Now you drop the script into your timeline. You generate audio for each speaker's lines separately. This is important—you generate each voice independently, so you can adjust the speed or regenerate if something doesn't sound right.
Once you've got the audio, you place it in sequence on your timeline. Here's where the pacing work happens. Between each speaker change, you tweak the gap. Most places get that standard 0.4 second pause. But where you want energy—a quick back-and-forth about something exciting—you tighten it to 0.2 seconds. Where your guest is thinking through something complex, you stretch it to 0.6 seconds.
Then you listen to the whole thing as if you've never heard it. Are the voices clearly different? Can you follow who's talking without reading along? Does the conversation rhythm feel natural or does something feel forced? Most times you'll identify maybe one or two spots to adjust. Tweak them and listen again.
This is the honest truth: it takes more work than solo podcasting. But the result is something that actually sounds like two people in conversation, not a voice talent doing different character voices. That authenticity is worth the time.
When Things Go Wrong
You will hit problems. Everyone does. Here are the ones that show up most often.

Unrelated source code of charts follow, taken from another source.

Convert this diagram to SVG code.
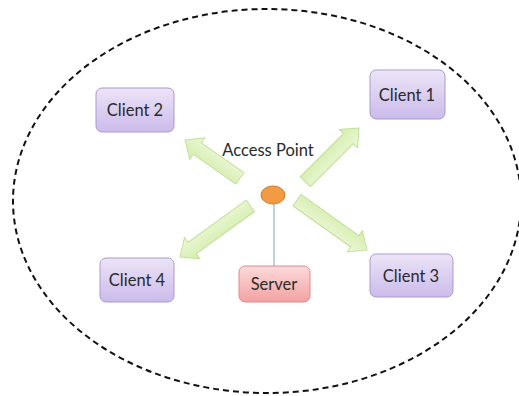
<svg xmlns="http://www.w3.org/2000/svg" width="519" height="396" viewBox="0 0 519 396">
<defs>
<linearGradient id="gp" x1="0" y1="0" x2="0" y2="1"><stop offset="0" stop-color="#ece4f7"/><stop offset="1" stop-color="#cbbbea"/></linearGradient>
<linearGradient id="gr" x1="0" y1="0" x2="0" y2="1"><stop offset="0" stop-color="#fcdada"/><stop offset="1" stop-color="#f2a2a2"/></linearGradient>
<linearGradient id="gg" x1="0" y1="0" x2="0" y2="1"><stop offset="0" stop-color="#eef8d8"/><stop offset="1" stop-color="#d2ecac"/></linearGradient>
</defs>
<style>
.box{fill:url(#gp);stroke:#ad99d0;stroke-width:1}
.srv{fill:url(#gr);stroke:#dc8c8c;stroke-width:1}
.t{font-family:Lato,"Open Sans",sans-serif;font-size:16.5px;fill:#2a2a2a;text-anchor:middle}
.ar{fill:url(#gg);stroke:#c2e09a;stroke-width:1}
</style>
<rect width="519" height="396" fill="#fff"/>
<ellipse cx="267" cy="201" rx="254" ry="192" fill="none" stroke="#111" stroke-width="2" stroke-dasharray="6,4"/>
<g id="connectors">
<line x1="274" y1="204" x2="274" y2="266" stroke="#7aa6c2" stroke-width="1"/>
<path class="ar" transform="translate(185,140) rotate(35)" d="M0,0 L15,-13 L15,-7 L67,-7 L67,7 L15,7 L15,13 Z"/>
<path class="ar" transform="translate(359,128) rotate(135)" d="M0,0 L15,-13 L15,-7 L76,-7 L76,7 L15,7 L15,13 Z"/>
<path class="ar" transform="translate(180,257) rotate(-36)" d="M0,0 L15,-13 L15,-7 L87,-7 L87,7 L15,7 L15,13 Z"/>
<path class="ar" transform="translate(367,250) rotate(215.5)" d="M0,0 L15,-13 L15,-7 L86,-7 L86,7 L15,7 L15,13 Z"/>
</g>
<g id="ap">
<ellipse cx="273" cy="195" rx="12" ry="9" fill="#f39a45" stroke="#d07828" stroke-width="1"/>
<text class="t" x="268" y="156">Access Point</text>
</g>
<g id="client2"><rect class="box" x="96" y="88" width="78" height="44" rx="6"/><text class="t" x="135" y="116">Client 2</text></g>
<g id="client1"><rect class="box" x="370" y="70" width="75" height="49" rx="6"/><text class="t" x="407" y="101">Client 1</text></g>
<g id="client4"><rect class="box" x="100" y="258" width="74" height="44" rx="6"/><text class="t" x="137" y="286">Client 4</text></g>
<g id="server"><rect class="srv" x="239" y="266" width="71" height="36" rx="6"/><text class="t" x="274" y="290">Server</text></g>
<g id="client3"><rect class="box" x="370" y="254" width="83" height="43" rx="6"/><text class="t" x="411" y="282">Client 3</text></g>
</svg>
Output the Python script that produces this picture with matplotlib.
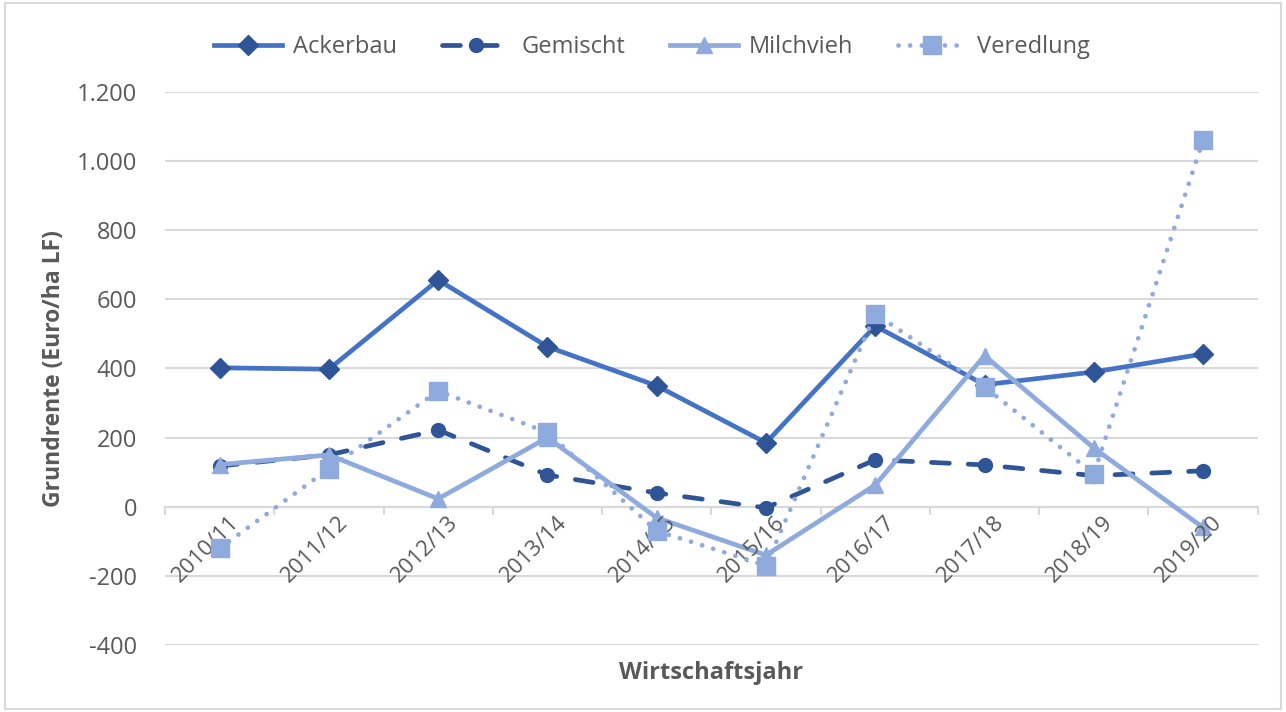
import matplotlib.pyplot as plt
from matplotlib.ticker import FuncFormatter, MultipleLocator
from matplotlib.patches import Rectangle

plt.rcParams['font.family'] = ['Open Sans', 'DejaVu Sans']

jahre = ['2010/11', '2011/12', '2012/13', '2013/14', '2014/15',
         '2015/16', '2016/17', '2017/18', '2018/19', '2019/20']
ackerbau = [402, 398, 656, 463, 350, 185, 523, 353, 390, 442]
gemischt = [118, 150, 222, 92, 40, -3, 136, 121, 90, 104]
milchvieh = [122, 150, 23, 200, -32, -140, 63, 437, 170, -60]
veredlung = [-120, 110, 335, 215, -70, -170, 558, 347, 95, 1061]

grey = '#595959'
grid = '#D9D9D9'

fig = plt.figure(figsize=(12.86, 7.12), dpi=100)
ax = fig.add_axes([0.1283, 0.0941, 0.8497, 0.7767])

x = list(range(len(jahre)))

ax.plot(x, ackerbau, color='#4472C4', lw=3.4, marker='D', ms=10,
        mfc='#2F5597', mec='#2F5597', label='Ackerbau', zorder=3)
ax.plot(x, gemischt, color='#2F5597', lw=3.4, dashes=(3.8, 4), dash_capstyle='round',
        marker='o', ms=10, mfc='#2F5597', mec='#2F5597', label='Gemischt', zorder=3)
ax.plot(x, milchvieh, color='#8FAADC', lw=3.4, marker='^', ms=12,
        mfc='#8FAADC', mec='#8FAADC', label='Milchvieh', zorder=3)
ax.plot(x, veredlung, color='#8FAADC', lw=3.4, ls=(0, (0.01, 2.45)),
        dash_capstyle='round', marker='s', ms=13,
        mfc='#8FAADC', mec='#8FAADC', label='Veredlung', zorder=4)

ax.set_xlim(-0.5, len(jahre) - 0.5)
ax.set_ylim(-400, 1200)
ax.yaxis.set_major_locator(MultipleLocator(200))
ax.yaxis.set_major_formatter(FuncFormatter(lambda v, p: f'{int(v):,}'.replace(',', '.')))
ax.grid(axis='y', color=grid, lw=1.5)
ax.set_axisbelow(True)
for s in ax.spines.values():
    s.set_visible(False)

# Kategorienachse bei 0 mit Teilstrichen zwischen den Jahren
ax.axhline(0, color=grid, lw=1.5, zorder=1)
for b in [i - 0.5 for i in range(len(jahre) + 1)]:
    ax.plot([b, b], [0, -22], color=grid, lw=1.5, zorder=1, clip_on=False)

ax.set_xticks(x)
ax.set_xticklabels([])
ax.tick_params(axis='x', length=0)
ax.tick_params(axis='y', length=0, labelsize=17, colors=grey, pad=20)
for i, j in enumerate(jahre):
    ax.text(i + 0.08, -15, j, rotation=45, ha='right', va='top',
            rotation_mode='anchor', fontsize=16, color=grey)

ax.set_ylabel('Grundrente (Euro/ha LF)', fontsize=16.5, fontweight='bold',
              color=grey, labelpad=8)
ax.set_xlabel('Wirtschaftsjahr', fontsize=17, fontweight='bold', color=grey,
              labelpad=8)

leg = fig.legend(loc='center', bbox_to_anchor=(0.507, 0.934), ncol=4, frameon=False,
                 fontsize=17, handlelength=2.9, columnspacing=1.9, handletextpad=0.45)
for t in leg.get_texts():
    t.set_color(grey)

fig.patches.append(Rectangle((0.004, 0.004), 0.992, 0.992, transform=fig.transFigure,
                             fill=False, ec=grid, lw=1.5))

fig.savefig('out.png', dpi=100)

Listeners can't tell who's talking. This usually means your voices aren't different enough. Don't assume the voices you picked initially will work—test them. Generate a quick dialogue and listen with fresh ears. If you're still struggling to differentiate, swap one of the voices for something with more contrast.
Everything sounds mechanical. Like two people reciting lines instead of actually talking. This almost always means your script is too balanced. You're alternating perfectly. Real conversations don't do that. Go back and make your response lengths more varied. Throw in some short acknowledgments. Add reactions that don't advance the plot—they're just human moments.
The pace drags or feels rushed. You're probably using the same inter-speaker gap everywhere. Vary it. Speed up the places that should feel energetic. Slow down the places where someone's thinking or delivering something important.
Your speakers sound inconsistent. Like the same voice sounds different in different parts of the episode. This is usually because you regenerated lines with different settings. Lock your voice settings and generate in batches. Don't tweak speeds or tone between segments.
Format-Specific Tips
Different podcast formats ask different things of you.
For interviews, you've got a clear structure. Host and guest. The host's job is to ask questions and react. The guest's job is to share expertise. Pick voices that reflect these roles—an engaging host voice and a more authoritative guest voice. Make sure your host's questions are genuinely questions, not statements. Vary your guest's answer lengths so some questions get short responses and others get deep dives.
Co-hosted shows are different. You're not doing interview back-and-forth. You're two people collaborating, sometimes agreeing, sometimes pushing back. This usually works better with more balanced voices—voices that feel like peers. Include more natural interruptions. Let one person jump in with "right, exactly" mid-thought. Build in more moments where the energy bounces between speakers equally.
Panel discussions are the trickiest because you've got multiple voices. You need three to four voices that are all clearly distinct from each other. Include a moderator voice—someone who structures and guides. Be deliberate about who speaks when. Don't make someone wait too long to talk again or listeners will forget who they are. Bring them back in before they fade into the background.
Multi-speaker podcasting isn't harder than solo production—it's just different. You've got more moving parts. But the payoff is real conversation instead of a single voice talking at people. And that connection? That's what builds an audience.